━━━━━ Data

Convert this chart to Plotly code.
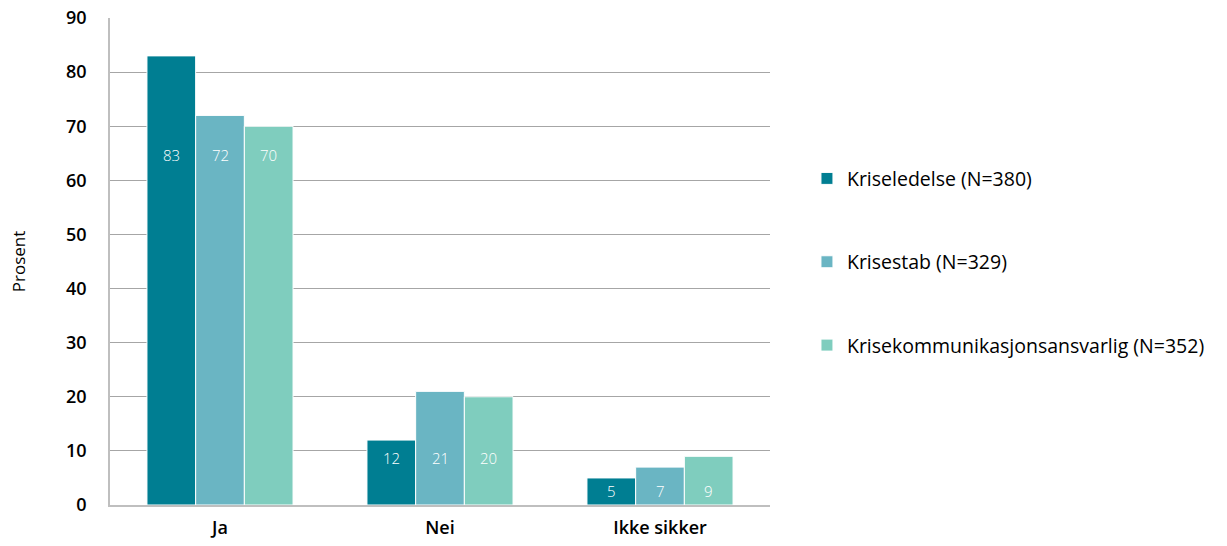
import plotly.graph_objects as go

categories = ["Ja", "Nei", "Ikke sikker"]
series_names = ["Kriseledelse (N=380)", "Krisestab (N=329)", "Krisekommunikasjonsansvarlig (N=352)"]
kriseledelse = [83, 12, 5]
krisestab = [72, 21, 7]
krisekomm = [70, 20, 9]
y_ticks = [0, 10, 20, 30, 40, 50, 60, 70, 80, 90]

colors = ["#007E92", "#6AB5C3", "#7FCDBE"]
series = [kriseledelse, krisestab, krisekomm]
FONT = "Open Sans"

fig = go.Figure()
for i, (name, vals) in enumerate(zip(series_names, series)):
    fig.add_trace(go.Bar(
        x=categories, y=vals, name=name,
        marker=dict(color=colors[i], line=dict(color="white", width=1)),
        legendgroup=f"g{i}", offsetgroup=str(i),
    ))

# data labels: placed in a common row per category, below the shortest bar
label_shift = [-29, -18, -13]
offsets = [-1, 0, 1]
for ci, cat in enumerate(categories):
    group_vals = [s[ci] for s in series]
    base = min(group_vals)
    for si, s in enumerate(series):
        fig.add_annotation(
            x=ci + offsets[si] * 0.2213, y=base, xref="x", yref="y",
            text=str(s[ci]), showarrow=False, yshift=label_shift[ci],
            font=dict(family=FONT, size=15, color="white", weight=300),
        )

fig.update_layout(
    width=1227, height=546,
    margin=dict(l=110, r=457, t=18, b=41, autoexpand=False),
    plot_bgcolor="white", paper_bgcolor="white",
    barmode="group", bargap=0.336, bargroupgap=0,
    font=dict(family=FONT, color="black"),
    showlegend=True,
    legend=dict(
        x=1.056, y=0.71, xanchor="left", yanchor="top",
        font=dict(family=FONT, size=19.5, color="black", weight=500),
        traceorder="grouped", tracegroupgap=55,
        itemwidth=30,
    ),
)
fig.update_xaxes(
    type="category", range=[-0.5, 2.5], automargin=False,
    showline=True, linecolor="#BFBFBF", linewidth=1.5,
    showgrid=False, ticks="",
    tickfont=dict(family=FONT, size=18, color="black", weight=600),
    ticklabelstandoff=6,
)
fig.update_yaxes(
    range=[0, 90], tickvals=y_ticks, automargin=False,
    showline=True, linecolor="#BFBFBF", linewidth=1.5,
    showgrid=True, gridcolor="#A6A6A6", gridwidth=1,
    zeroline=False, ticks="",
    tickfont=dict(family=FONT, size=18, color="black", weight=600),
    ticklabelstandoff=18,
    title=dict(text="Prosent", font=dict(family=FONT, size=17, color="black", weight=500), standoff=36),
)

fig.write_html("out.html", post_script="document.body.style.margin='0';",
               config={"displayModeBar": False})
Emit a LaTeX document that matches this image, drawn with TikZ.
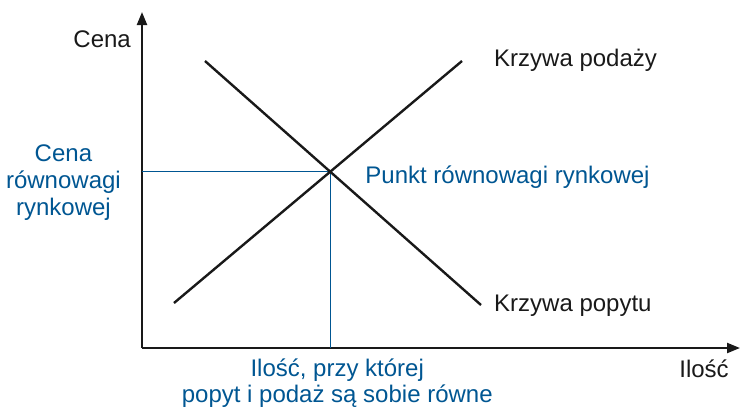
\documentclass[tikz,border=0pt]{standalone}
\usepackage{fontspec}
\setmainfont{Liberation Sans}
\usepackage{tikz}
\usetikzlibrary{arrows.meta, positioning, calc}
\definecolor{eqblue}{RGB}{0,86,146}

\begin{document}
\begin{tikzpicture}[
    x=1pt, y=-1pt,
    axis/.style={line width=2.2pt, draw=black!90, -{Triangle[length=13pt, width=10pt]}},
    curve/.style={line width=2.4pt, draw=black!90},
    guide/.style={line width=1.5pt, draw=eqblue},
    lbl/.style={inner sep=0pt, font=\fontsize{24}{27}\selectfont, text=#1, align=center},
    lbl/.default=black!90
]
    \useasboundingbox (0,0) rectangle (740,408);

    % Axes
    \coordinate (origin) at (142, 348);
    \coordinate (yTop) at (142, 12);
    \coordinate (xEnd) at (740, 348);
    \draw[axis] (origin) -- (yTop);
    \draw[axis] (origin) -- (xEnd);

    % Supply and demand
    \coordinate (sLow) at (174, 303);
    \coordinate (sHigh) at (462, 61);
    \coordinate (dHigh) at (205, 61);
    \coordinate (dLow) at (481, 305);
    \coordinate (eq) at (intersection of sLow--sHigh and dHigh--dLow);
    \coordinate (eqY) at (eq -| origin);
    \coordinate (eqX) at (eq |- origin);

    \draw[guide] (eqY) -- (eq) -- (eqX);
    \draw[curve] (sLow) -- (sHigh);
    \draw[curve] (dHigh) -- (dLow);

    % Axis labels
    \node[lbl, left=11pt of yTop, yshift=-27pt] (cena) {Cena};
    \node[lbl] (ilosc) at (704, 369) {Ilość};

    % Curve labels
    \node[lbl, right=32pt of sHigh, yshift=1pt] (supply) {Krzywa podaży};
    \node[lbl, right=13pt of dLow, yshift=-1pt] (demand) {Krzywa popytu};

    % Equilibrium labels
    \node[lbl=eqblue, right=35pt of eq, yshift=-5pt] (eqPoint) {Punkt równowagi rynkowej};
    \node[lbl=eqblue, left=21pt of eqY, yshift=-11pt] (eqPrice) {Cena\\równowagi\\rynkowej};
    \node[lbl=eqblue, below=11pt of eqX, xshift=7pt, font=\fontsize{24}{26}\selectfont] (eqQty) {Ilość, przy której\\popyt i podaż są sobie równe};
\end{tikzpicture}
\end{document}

━━━━━━━━━━

» Work to do:
Strip out the images, then output the records above word for word.

» Task solution:
Convert this chart to Plotly code.
import plotly.graph_objects as go

categories = ["Ja", "Nei", "Ikke sikker"]
series_names = ["Kriseledelse (N=380)", "Krisestab (N=329)", "Krisekommunikasjonsansvarlig (N=352)"]
kriseledelse = [83, 12, 5]
krisestab = [72, 21, 7]
krisekomm = [70, 20, 9]
y_ticks = [0, 10, 20, 30, 40, 50, 60, 70, 80, 90]

colors = ["#007E92", "#6AB5C3", "#7FCDBE"]
series = [kriseledelse, krisestab, krisekomm]
FONT = "Open Sans"

fig = go.Figure()
for i, (name, vals) in enumerate(zip(series_names, series)):
    fig.add_trace(go.Bar(
        x=categories, y=vals, name=name,
        marker=dict(color=colors[i], line=dict(color="white", width=1)),
        legendgroup=f"g{i}", offsetgroup=str(i),
    ))

# data labels: placed in a common row per category, below the shortest bar
label_shift = [-29, -18, -13]
offsets = [-1, 0, 1]
for ci, cat in enumerate(categories):
    group_vals = [s[ci] for s in series]
    base = min(group_vals)
    for si, s in enumerate(series):
        fig.add_annotation(
            x=ci + offsets[si] * 0.2213, y=base, xref="x", yref="y",
            text=str(s[ci]), showarrow=False, yshift=label_shift[ci],
            font=dict(family=FONT, size=15, color="white", weight=300),
        )

fig.update_layout(
    width=1227, height=546,
    margin=dict(l=110, r=457, t=18, b=41, autoexpand=False),
    plot_bgcolor="white", paper_bgcolor="white",
    barmode="group", bargap=0.336, bargroupgap=0,
    font=dict(family=FONT, color="black"),
    showlegend=True,
    legend=dict(
        x=1.056, y=0.71, xanchor="left", yanchor="top",
        font=dict(family=FONT, size=19.5, color="black", weight=500),
        traceorder="grouped", tracegroupgap=55,
        itemwidth=30,
    ),
)
fig.update_xaxes(
    type="category", range=[-0.5, 2.5], automargin=False,
    showline=True, linecolor="#BFBFBF", linewidth=1.5,
    showgrid=False, ticks="",
    tickfont=dict(family=FONT, size=18, color="black", weight=600),
    ticklabelstandoff=6,
)
fig.update_yaxes(
    range=[0, 90], tickvals=y_ticks, automargin=False,
    showline=True, linecolor="#BFBFBF", linewidth=1.5,
    showgrid=True, gridcolor="#A6A6A6", gridwidth=1,
    zeroline=False, ticks="",
    tickfont=dict(family=FONT, size=18, color="black", weight=600),
    ticklabelstandoff=18,
    title=dict(text="Prosent", font=dict(family=FONT, size=17, color="black", weight=500), standoff=36),
)

fig.write_html("out.html", post_script="document.body.style.margin='0';",
               config={"displayModeBar": False})
Emit a LaTeX document that matches this image, drawn with TikZ.
\documentclass[tikz,border=0pt]{standalone}
\usepackage{fontspec}
\setmainfont{Liberation Sans}
\usepackage{tikz}
\usetikzlibrary{arrows.meta, positioning, calc}
\definecolor{eqblue}{RGB}{0,86,146}

\begin{document}
\begin{tikzpicture}[
    x=1pt, y=-1pt,
    axis/.style={line width=2.2pt, draw=black!90, -{Triangle[length=13pt, width=10pt]}},
    curve/.style={line width=2.4pt, draw=black!90},
    guide/.style={line width=1.5pt, draw=eqblue},
    lbl/.style={inner sep=0pt, font=\fontsize{24}{27}\selectfont, text=#1, align=center},
    lbl/.default=black!90
]
    \useasboundingbox (0,0) rectangle (740,408);

    % Axes
    \coordinate (origin) at (142, 348);
    \coordinate (yTop) at (142, 12);
    \coordinate (xEnd) at (740, 348);
    \draw[axis] (origin) -- (yTop);
    \draw[axis] (origin) -- (xEnd);

    % Supply and demand
    \coordinate (sLow) at (174, 303);
    \coordinate (sHigh) at (462, 61);
    \coordinate (dHigh) at (205, 61);
    \coordinate (dLow) at (481, 305);
    \coordinate (eq) at (intersection of sLow--sHigh and dHigh--dLow);
    \coordinate (eqY) at (eq -| origin);
    \coordinate (eqX) at (eq |- origin);

    \draw[guide] (eqY) -- (eq) -- (eqX);
    \draw[curve] (sLow) -- (sHigh);
    \draw[curve] (dHigh) -- (dLow);

    % Axis labels
    \node[lbl, left=11pt of yTop, yshift=-27pt] (cena) {Cena};
    \node[lbl] (ilosc) at (704, 369) {Ilość};

    % Curve labels
    \node[lbl, right=32pt of sHigh, yshift=1pt] (supply) {Krzywa podaży};
    \node[lbl, right=13pt of dLow, yshift=-1pt] (demand) {Krzywa popytu};

    % Equilibrium labels
    \node[lbl=eqblue, right=35pt of eq, yshift=-5pt] (eqPoint) {Punkt równowagi rynkowej};
    \node[lbl=eqblue, left=21pt of eqY, yshift=-11pt] (eqPrice) {Cena\\równowagi\\rynkowej};
    \node[lbl=eqblue, below=11pt of eqX, xshift=7pt, font=\fontsize{24}{26}\selectfont] (eqQty) {Ilość, przy której\\popyt i podaż są sobie równe};
\end{tikzpicture}
\end{document}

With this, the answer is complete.